"La tarde empieza a llover; crece un aroma otoñal; y la lluvia, tras los techos, parece llorar...".


Para el habitante de Buenos Aires, llover es un goteo mortificante. Para nosotros la lluvia es bálsamo, entretejido de poemas, se disfruta, se espera, se extraña. De todos modos, siempre, la lluvia, en cualquier lugar del mundo, puede ser el sostén de un sentimiento dulce. ¡Quién no le ha cantado, quién no le ha dedicado afanes o ha llorado un poco con ella! Arsenio Aguirre, célebre autor de "Guitarra trasnochada", una noche de hace muchos años, entre bambalinas, antes de su actuación, nos confiaba uno de sus últimos temas, que al poco tiempo sería popular. Refería la lluvia y una historia suya, de amor furtivo, una fría y cobriza tarde de junio en Buenos Aires: "La tarde empieza a llover; crece un aroma otoñal; y la lluvia, tras los techos, parece llorar... En qué frontera enlutada, tu incomprensión reinará; el fantasma de tu orgullo nos viene a quitar, esta tarde, tuya y mía, lluvia de la intimidad".


La partida de una novia o un amigo, en tarde lluviosa, es más triste y casi final. El tren que en un crepúsculo de llovizna, se lleva, entre pitazos y humo agrio, un rostro que ha sido parte de nuestra vida, puede resultarnos un modo de quedar en pena, renguear sentimientos hondo, sobre todo porque esa tarde nos damos cuenta de que no nos hemos dicho todo lo esencial. "Me gusta caminar cuando la lluvia parece que se hundiera en los rincones; entonces recordar tu tibia boca y el profundo marrón de tu mirada...", describe Daniel Toro en una de sus bellas zambas.
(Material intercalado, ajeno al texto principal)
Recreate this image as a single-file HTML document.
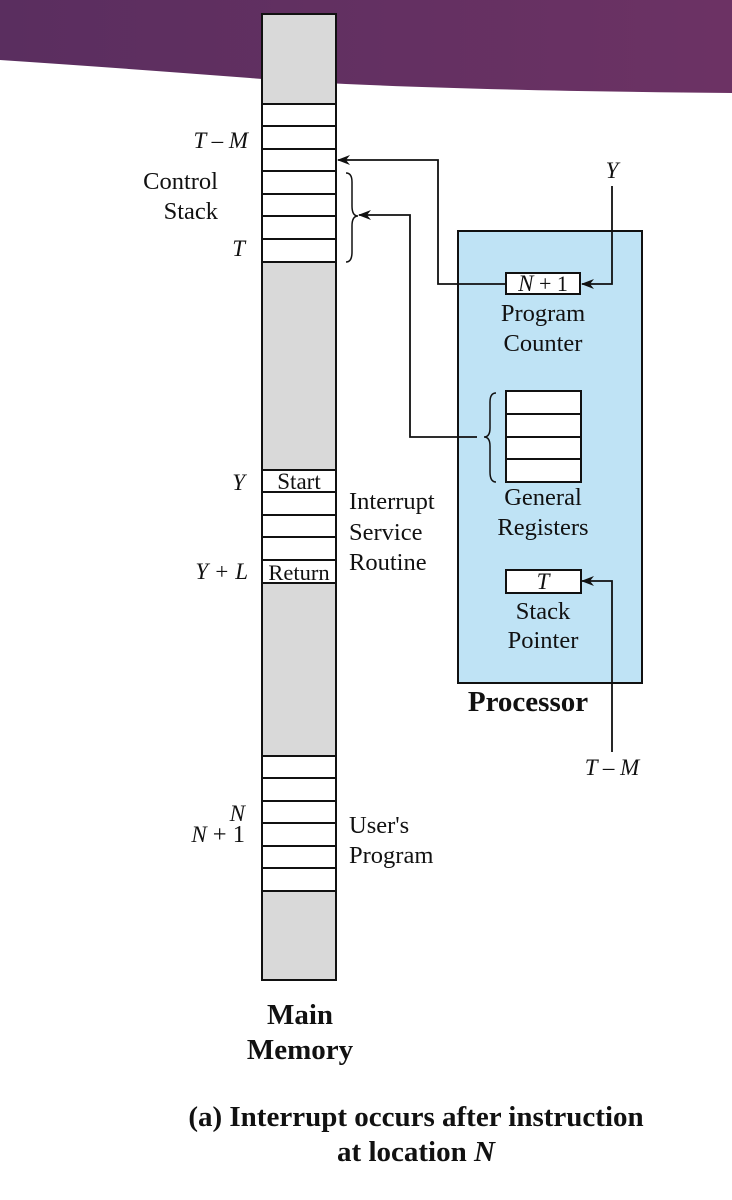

La lluvia nos lava los restos del alma que suelen derramarse en los ojos y la sonrisa cuajada; nos somete al rito de la humedad, por el cual las cosas no son tan sólo eso sino también el espejo de algunas lágrimas; es el costado sensual y romántico de la lluvia. Pero ella puede tocar otras fibras; baste imaginar qué rol juega en humildes, despojados hogares, acribillados de una sin razón de goteras; de qué modo se erige en flagelo de la gente de la calle; cómo arremete contra la ternura de los nidos, en la intemperie de árboles despojados. 


Recuerdo que acababa de llover. Entonces me pareció hermoso salir a correr por el parque. Había dado una vuelta y paré a elongar; fue cuando vi el pequeño pajarillo a un costado del sendero elegido, temblando, con el piquito abierto hacia arriba, buscando yo no sabía qué misterio. La siesta era abrasadora; no me animé a alzarlo, se lo veía mal; seguramente la lluvia lo había arrancado del árbol. Acaricié su desprolijo plumaje y le dejé en el pico una gota de agua. No hizo ningún movimiento que aprobara mi acción, pero se quedó mirándome profundo. Seguramente por cobardía, decidí dar una vuelta más y retornar a verlo. No pude soportar lo que parecía su agonía. Cuando llegué, tenía los ojos cerrados. Lo alcé con cuidado. La nube deshilachada de su cuerpecillo leve lo dijo todo. La lluvia había cesado y se pronunciaba en la tarde inaugural un silencio de todas las cosas. Entonces volvió la lluvia que había cesado; por mis agraciados ojos de poder llorar la muerte de un ser inocente, goteó y goteó sumisa, y todo el paisaje se me nubló en responsos de un ser despedido. 

Por el Dr. Raúl de la Torre
Abogado, escritor, compositor, intérprete.